When I was in high school, I had so many hopes for myself. I wanted to go to university, I wanted to get into the Coast Guard, and I wanted to be happy with everything that was to happen in my post-secondary adventures. But some people, who I considered a big help to my decision-making, had a different thought about my plans.
I was told I was probably not going to make it into the Coast Guard. I was told that since I didn’t have the prerequisites like Advanced Functions and Physics, I could not go into Search and Rescue. I was told that I would probably benefit more from college because of my less-than-exceptional grade point average throughout high school.
So I started applying to universities. I was terrified, if I’m being completely honest; what if they were right? Fortunately for me, I was accepted into my first choice of schools I wanted to attend. But that was just the beginning. The honeymoon phase of being accepted into your top choice lasts from when you get your acceptance letter, through first year. It wasn’t long before the anxiety started to kick in. No longer was I behind the rose glasses, but I was behind a magnifying glass. I was starting to grow up, and become that independent student I had always hoped to be. But with that came the realization that EVERYTHING costs something.
I constantly hear criticism of how I am spending money, and always told that “I should be able to pay for everything on my own” because that’s how “they did it back then”. I’m sorry. But to those of you who have told me that I should be able to pay for it all on my own, have you not noticed the incredible increase of tuition prices in the past decade? And it’s not done rising! Tuition hikes are becoming a frequent thing! Like what? Makes no sense to me. First off, as of right now, I would have to take at least 2 full years off of high school to earn enough to get me part way through university. Maybe that will get me tuition. But then what about rent? What about food? And yes, I do go out sometimes, because what student doesn’t?
I get it, I should learn how to prioritize my time and activities better, but I’m still young. I want to do well, but I also don’t want to miss out on the good times between all the work. So I’m sorry, but to those who think I should just focus all my time on studying and work, I believe there should be a healthy balance between work and life. To be honest, I don’t put in enough effort during the semester, and find myself super stressed during exam season, so at some point I will hopefully find more motivation to get myself through my final year next year with less anxiety and worry. But like I said…I’m still young.

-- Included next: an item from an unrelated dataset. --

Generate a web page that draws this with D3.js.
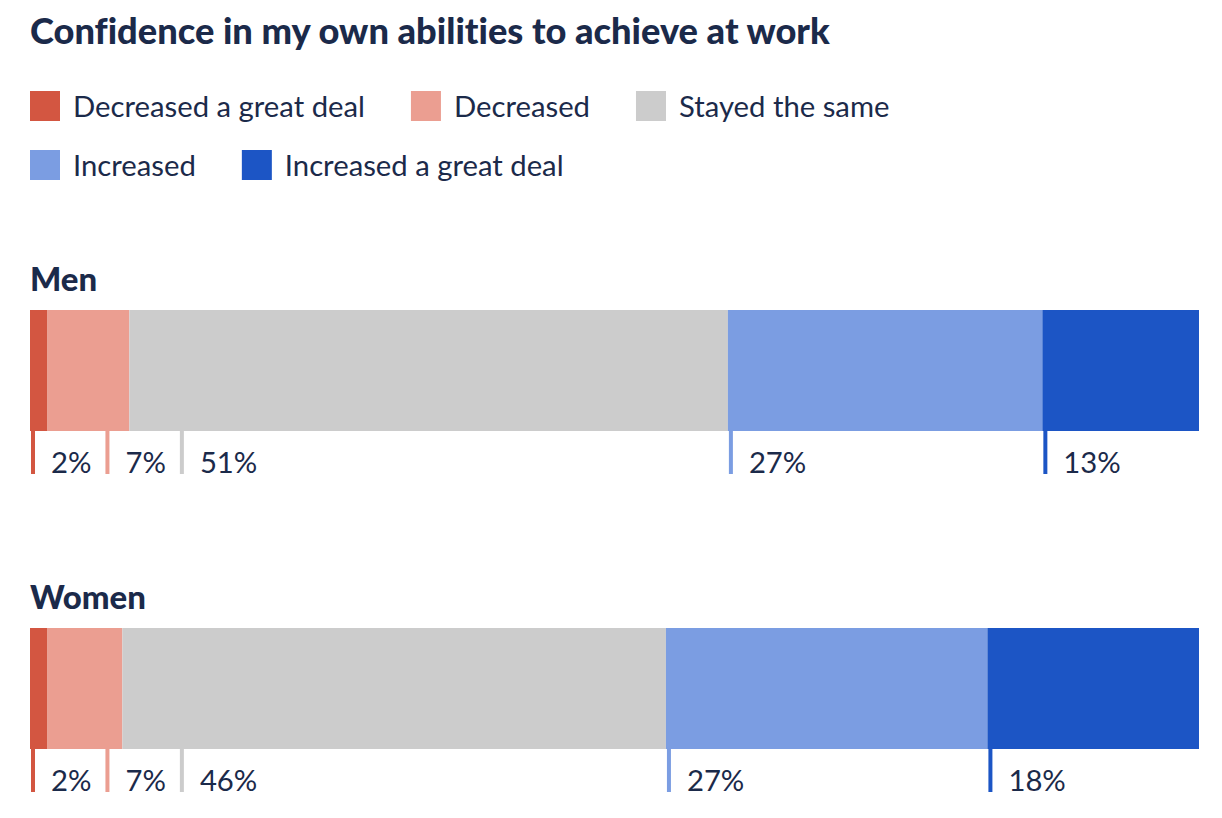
<!DOCTYPE html>
<html><head><meta charset="utf-8">
<script src="https://cdn.jsdelivr.net/npm/d3@7"></script>
<style>
html,body{margin:0;padding:0;background:#fff;}
svg{display:block;}
svg text{font-variant-ligatures:none;font-feature-settings:"liga" 0;}
</style></head>
<body>
<svg id="chart" width="1222" height="818"></svg>
<script>
const title = "Confidence in my own abilities to achieve at work";
const categories = ["Decreased a great deal","Decreased","Stayed the same","Increased","Increased a great deal"];
const colors = ["#d35641","#eb9e91","#cccccc","#7b9de2","#1c55c5"];
const legendRows = [[0,1,2],[3,4]];
const groups = ["Men","Women"];
const menValues = [1.5, 7.0, 51.2, 26.9, 13.4];
const womenValues = [1.5, 6.4, 46.5, 27.5, 18.1];
const menLabels = ["2%","7%","51%","27%","13%"];
const womenLabels = ["2%","7%","46%","27%","18%"];

const seriesValues = [menValues, womenValues];
const seriesLabels = [menLabels, womenLabels];

const ink = "#1b2a4a";
const bodyFont = "Lato, 'Noto Sans', sans-serif";
const titleFont = "Lato, 'Noto Sans', sans-serif";

const svg = d3.select("#chart");

function fitSize(text, family, weight, target){
  const t = svg.append("text").attr("font-family", family).attr("font-weight", weight)
    .attr("font-size", 100).text(text);
  const w = t.node().getComputedTextLength();
  t.remove();
  return 100 * target / w;
}
const titleSize = fitSize(title, titleFont, 900, 800);
const bodySize = fitSize("Decreased a great deal", bodyFont, 400, 292);

svg.append("text").attr("x", 30).attr("y", 44)
  .attr("font-family", titleFont).attr("font-weight", 900)
  .attr("font-size", titleSize).attr("fill", ink).text(title);

// legend
const legendBase = [117, 176];
legendRows.forEach((row, ri) => {
  let x = 30;
  row.forEach(ci => {
    svg.append("rect").attr("x", x).attr("y", legendBase[ri] - 26)
      .attr("width", 30).attr("height", 30).attr("fill", colors[ci]);
    const t = svg.append("text").attr("x", x + 43).attr("y", legendBase[ri])
      .attr("font-family", bodyFont).attr("font-size", bodySize).attr("fill", ink)
      .text(categories[ci]);
    x = x + 43 + t.node().getComputedTextLength() + 46;
  });
});

// bars
const xScale = d3.scaleLinear().domain([0, 100]).range([30, 1199]);
const groupLabelY = [291, 609];
const barTop = [310, 628];
const barH = 121;
const tickLen = 43;

groups.forEach((g, gi) => {
  svg.append("text").attr("x", 30).attr("y", groupLabelY[gi])
    .attr("font-family", titleFont).attr("font-weight", 900)
    .attr("font-size", titleSize * 0.91).attr("fill", ink).text(g);

  const vals = seriesValues[gi];
  const stacked = [];
  let acc = 0;
  vals.forEach((v, i) => { stacked.push({i, x0: acc, x1: acc + v, v}); acc += v; });

  const gg = svg.append("g");
  gg.selectAll("rect.seg").data(stacked).join("rect").attr("class","seg")
    .attr("x", d => xScale(d.x0))
    .attr("width", d => xScale(d.x1) - xScale(d.x0))
    .attr("y", barTop[gi]).attr("height", barH)
    .attr("fill", d => colors[d.i]);

  let prevEnd = -Infinity;
  const bottom = barTop[gi] + barH;
  stacked.forEach(d => {
    const tx = Math.max(xScale(d.x0) + 1, prevEnd + 14);
    gg.append("rect").attr("x", tx).attr("y", bottom)
      .attr("width", 4).attr("height", tickLen).attr("fill", colors[d.i]);
    const t = gg.append("text").attr("x", tx + 20).attr("y", bottom + 42)
      .attr("font-family", bodyFont).attr("font-size", bodySize).attr("fill", ink)
      .text(seriesLabels[gi][d.i]);
    prevEnd = tx + 20 + t.node().getComputedTextLength();
  });
});
</script>
</body></html>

Any advice that I have to students entering a post-secondary institution is to not worry too much about anything. Things have a way of working out. One thing I learned is that stressing about what is happening right now is only going to hinder your capabilities and productivity in almost every other aspect of your life. Don’t do what I did. My inner mom voice is saying to pay attention as best as you can in class, and not to spend too much time building your reputation as a bar-star…because people do notice…
Sometimes I wonder how I got here, how I made it, how I managed to pull myself together in the most stressful times I’ve ever experienced. I wonder how I am doing so well in one of the top schools in the country known as one of the U15’s (15 top Canadian research schools). But then I think back to the hint of independence I’ve always had, my high level of curiosity, and how I learned to rely on myself rather than others. Like a class group assignment…you can only rely on yourself to get what you need to get done, done. When I started looking for answers by myself instead of looking to others for assistance, that’s when I started doing well, and I can say that that is one of the biggest lessons I’ve learned in university. It’s not all about the grades and the classes, it’s not long before I realized that the biggest lessons I’ve learned are about myself and how I cope with day to day activities and complications. Once I realized that, I learned to relax a bit and take things a little slower than before (also from some help from several breathing exercises and calls to my mom back home, because asking for assistance isn’t always a bad thing).
Even though my plans have changed, and now being interested in Real Estate rather than the Coast Guard, my interests are always changing, and even though university isn’t going how I initially thought it was going to pan out, I have no regrets anywhere in the past three years.
University is different for everyone, and all I can say is to make the best of it. You’re only young once, so don’t dwell on the tough times, because there is always a light at the end of the tunnel. Yes, it’s expensive. Yes, it gets stressful. Yes, your anxiety levels will probably rise a bit. But just think about what you’re going to get out of it, and take it one step at a time to reach that goal.